Thank you, and Husker again for your time and help. I remain so impressed with this community of like minded souls. Everyone is so generous with sharing their ideas and information.

And Pops, I WAS kidding about the safety issue. This hobby has turned my kitchen into the cleanest one on the block...My mother would have been so proud!

-SmokeyDokey


----------



## chefrob (Jul 7, 2012)

i cold smoke mine and prefer a blend of 60/20/20 of hickory/pecan/maple.............


----------



## smokeydokey (Jul 7, 2012)

iAye, que lindo! 

Man that is beautiful!  Where are you guys getting these super fatty shoulders!?  I think I live too close to Scottsdale, and my Costco  trims them extra lean for all the Scottsdale Mommies!  All mine are very lean


----------



## chefrob (Jul 7, 2012)

i butterfly (http://www.smokingmeatforums.com/a/butterflying-a-pork-butt-for-buckboard-bacon  ) them and just use the top part with the fat cap on it, i then square it up before i cure it and use the rest to grind for italian or chorizo.


----------



## tjohnson (Jul 7, 2012)

I've cold smoked and smoked to an internal temp of 140°

We prefer cold smoked BBB, but it's all up to you.

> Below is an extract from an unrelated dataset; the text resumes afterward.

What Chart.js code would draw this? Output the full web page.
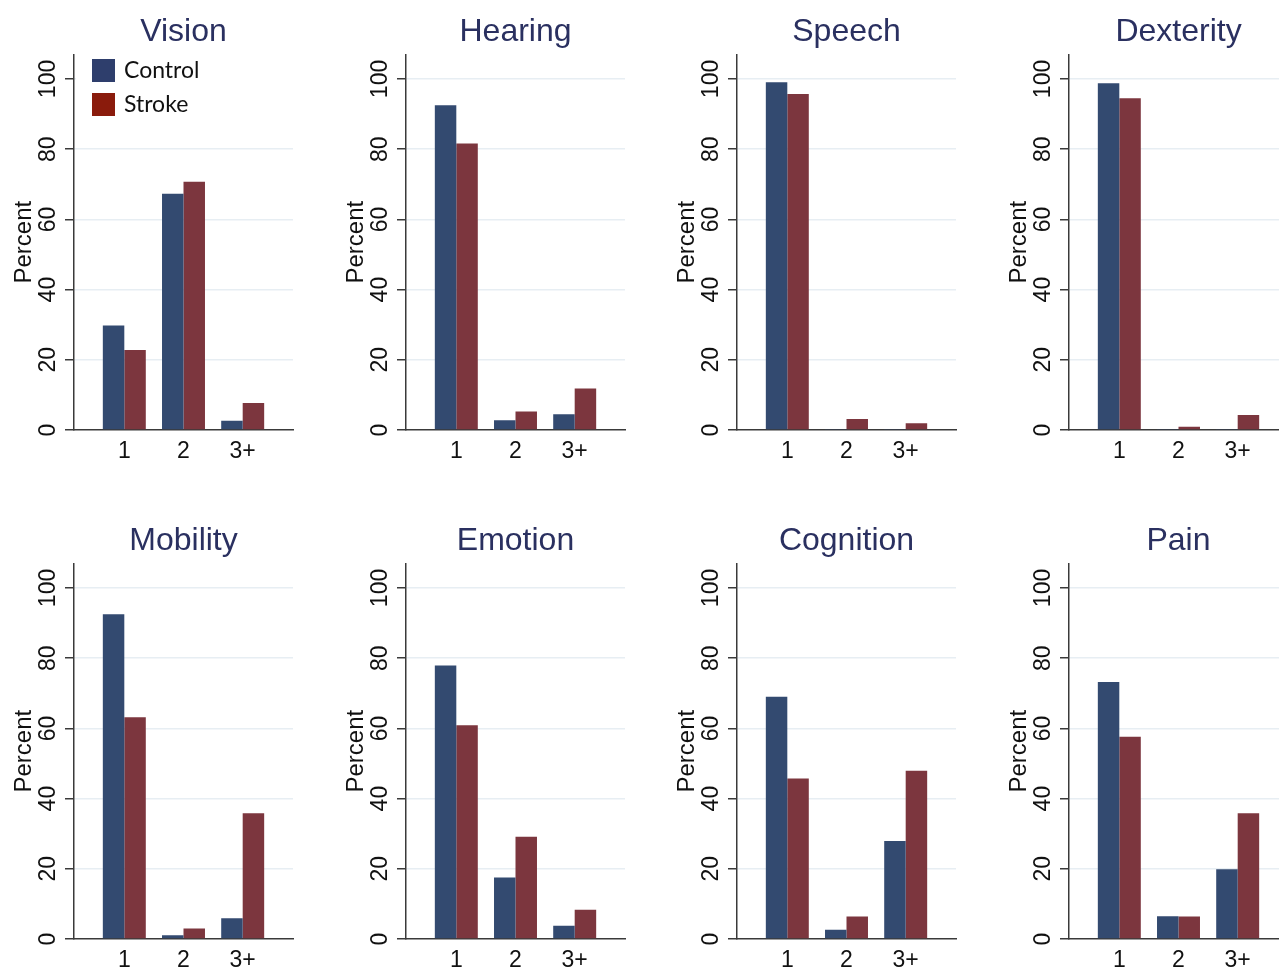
<!DOCTYPE html>
<html>
<head>
<meta charset="utf-8">
<script src="https://cdn.jsdelivr.net/npm/chart.js@4"></script>
<style>
html,body{margin:0;padding:0;background:#fff;overflow:hidden;width:1279px;height:970px;}
canvas{position:absolute;}
</style>
</head>
<body>
<script>
// ---- data ----
const panelTitles = ['Vision','Hearing','Speech','Dexterity','Mobility','Emotion','Cognition','Pain'];
const categories = ['1','2','3+'];
const categoryPositions = [1,2,3];
const seriesNames = ['Control','Stroke'];
const yTickValues = [0,20,40,60,80,100];

const visionControl    = [29.8, 67.3, 2.6];
const visionStroke     = [22.8, 70.7, 7.7];
const hearingControl   = [92.5, 2.8, 4.5];
const hearingStroke    = [81.6, 5.3, 11.8];
const speechControl    = [99.1, 0.3, 0.3];
const speechStroke     = [95.7, 3.1, 1.9];
const dexterityControl = [98.8, 0.3, 0.3];
const dexterityStroke  = [94.5, 0.9, 4.3];
const mobilityControl  = [92.5, 1.1, 5.9];
const mobilityStroke   = [63.2, 3.0, 35.8];
const emotionControl   = [77.9, 17.5, 3.8];
const emotionStroke    = [60.9, 29.1, 8.3];
const cognitionControl = [69.0, 2.6, 27.9];
const cognitionStroke  = [45.7, 6.4, 47.9];
const painControl      = [73.2, 6.5, 19.9];
const painStroke       = [57.6, 6.4, 35.8];

const controlSeries = [visionControl, hearingControl, speechControl, dexterityControl,
                       mobilityControl, emotionControl, cognitionControl, painControl];
const strokeSeries  = [visionStroke, hearingStroke, speechStroke, dexterityStroke,
                       mobilityStroke, emotionStroke, cognitionStroke, painStroke];

// ---- styles ----
const CONTROL_BAR = '#334a70';
const STROKE_BAR = '#7c363e';
const CONTROL_KEY = '#2e3e6c';
const STROKE_KEY = '#8a1b0c';
const AXIS = '#3a3a3a';
const GRID = '#e7eef3';
const TITLE = '#2a3060';
const TEXT = '#111';

const rotatedYTicks = {
  id: 'rotatedYTicks',
  afterDraw(chart) {
    const s = chart.scales.y;
    const ctx = chart.ctx;
    ctx.save();
    ctx.font = '23px "Liberation Sans", Arial, sans-serif';
    ctx.fillStyle = TEXT;
    ctx.textAlign = 'center';
    ctx.textBaseline = 'alphabetic';
    s.ticks.forEach(t => {
      const y = s.getPixelForValue(t.value);
      ctx.save();
      ctx.translate(s.right - 19, y);
      ctx.rotate(-Math.PI / 2);
      ctx.fillText(String(t.value), 0, 0);
      ctx.restore();
    });
    ctx.restore();
  }
};

const insetLegend = {
  id: 'insetLegend',
  afterDraw(chart, args, opts) {
    if (!opts.show) return;
    const ctx = chart.ctx;
    const a = chart.chartArea;
    ctx.save();
    ctx.fillStyle = '#fff';
    ctx.fillRect(a.left + 2, 56, a.right - a.left - 2, 66);
    const keys = [CONTROL_KEY, STROKE_KEY];
    const tops = [59, 93];
    ctx.font = '23px Lato, "Open Sans", sans-serif';
    ctx.textBaseline = 'middle';
    ctx.textAlign = 'left';
    chart.data.datasets.forEach((ds, i) => {
      ctx.fillStyle = keys[i];
      ctx.fillRect(a.left + 18, tops[i], 23, 23);
      ctx.fillStyle = TEXT;
      ctx.fillText(ds.label, a.left + 50, tops[i] + 12);
    });
    ctx.restore();
  }
};

const COL_STEP = 331.7, ROW_STEP = 509;

panelTitles.forEach((name, p) => {
  const c = p % 4, r = Math.floor(p / 4);
  const cv = document.createElement('canvas');
  cv.width = 332; cv.height = 510;
  cv.style.left = Math.round(COL_STEP * c) + 'px';
  cv.style.top = (ROW_STEP * r) + 'px';
  document.body.appendChild(cv);

  new Chart(cv, {
    type: 'bar',
    data: {
      datasets: [
        { label: seriesNames[0], data: categoryPositions.map((x, i) => ({ x, y: controlSeries[p][i] })),
          backgroundColor: CONTROL_BAR, borderWidth: 0, categoryPercentage: 0.726, barPercentage: 1 },
        { label: seriesNames[1], data: categoryPositions.map((x, i) => ({ x, y: strokeSeries[p][i] })),
          backgroundColor: STROKE_BAR, borderWidth: 0, categoryPercentage: 0.726, barPercentage: 1 }
      ]
    },
    options: {
      responsive: false,
      animation: false,
      devicePixelRatio: 1,
      layout: { padding: { left: 0, right: 39, top: 0, bottom: 0 } },
      plugins: {
        legend: { display: false },
        tooltip: { enabled: false },
        title: {
          display: true, text: name, color: TITLE, fullSize: false,
          font: { family: '"Liberation Sans", Arial, sans-serif', size: 32, weight: 'normal' },
          padding: { top: 13, bottom: 3 }
        },
        insetLegend: { show: p === 0 }
      },
      scales: {
        x: {
          type: 'linear', min: 0.15, max: 3.85, offset: false,
          grid: { display: false, drawTicks: false, offset: false },
          border: { color: AXIS, width: 1.5 },
          afterBuildTicks: s => { s.ticks = categoryPositions.map(v => ({ value: v })); },
          ticks: {
            color: TEXT, padding: 8,
            font: { family: '"Liberation Sans", Arial, sans-serif', size: 23 },
            callback: v => categories[categoryPositions.indexOf(v)]
          },
          afterFit: s => { s.height = 80; }
        },
        y: {
          min: 0, max: 107,
          afterBuildTicks: s => { s.ticks = yTickValues.map(v => ({ value: v })); },
          ticks: { display: false },
          grid: {
            color: ctx => (ctx.tick && ctx.tick.value === 0) ? 'rgba(0,0,0,0)' : GRID,
            lineWidth: 1.5, tickColor: AXIS, tickLength: 9, tickWidth: 1.5
          },
          border: { color: AXIS, width: 1.5 },
          title: {
            display: true, text: 'Percent', color: TEXT,
            font: { family: '"Liberation Sans", Arial, sans-serif', size: 24 },
            padding: { top: 10 }
          },
          afterFit: s => { s.width = 74; }
        }
      }
    },
    plugins: [rotatedYTicks, insetLegend]
  });
});
</script>
</body>
</html>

Try it both ways, and see for yourself

Remember, you're looking for a color change to the outside of your BBB, to tell you when it's done smoking.

I shoot for 12 hours of good smoke, and  a "Golden Bronze" color on the meat.

Try 6-8 hours, and see if you like it.  You can always smoke it longer

Todd


----------



## smokeydokey (Jul 11, 2012)

I posted my end results. Thanks again fellas!

http://www.smokingmeatforums.com/t/124781/my-first-stab-at-rolled-shoulder-or-buckboard-bacon


----------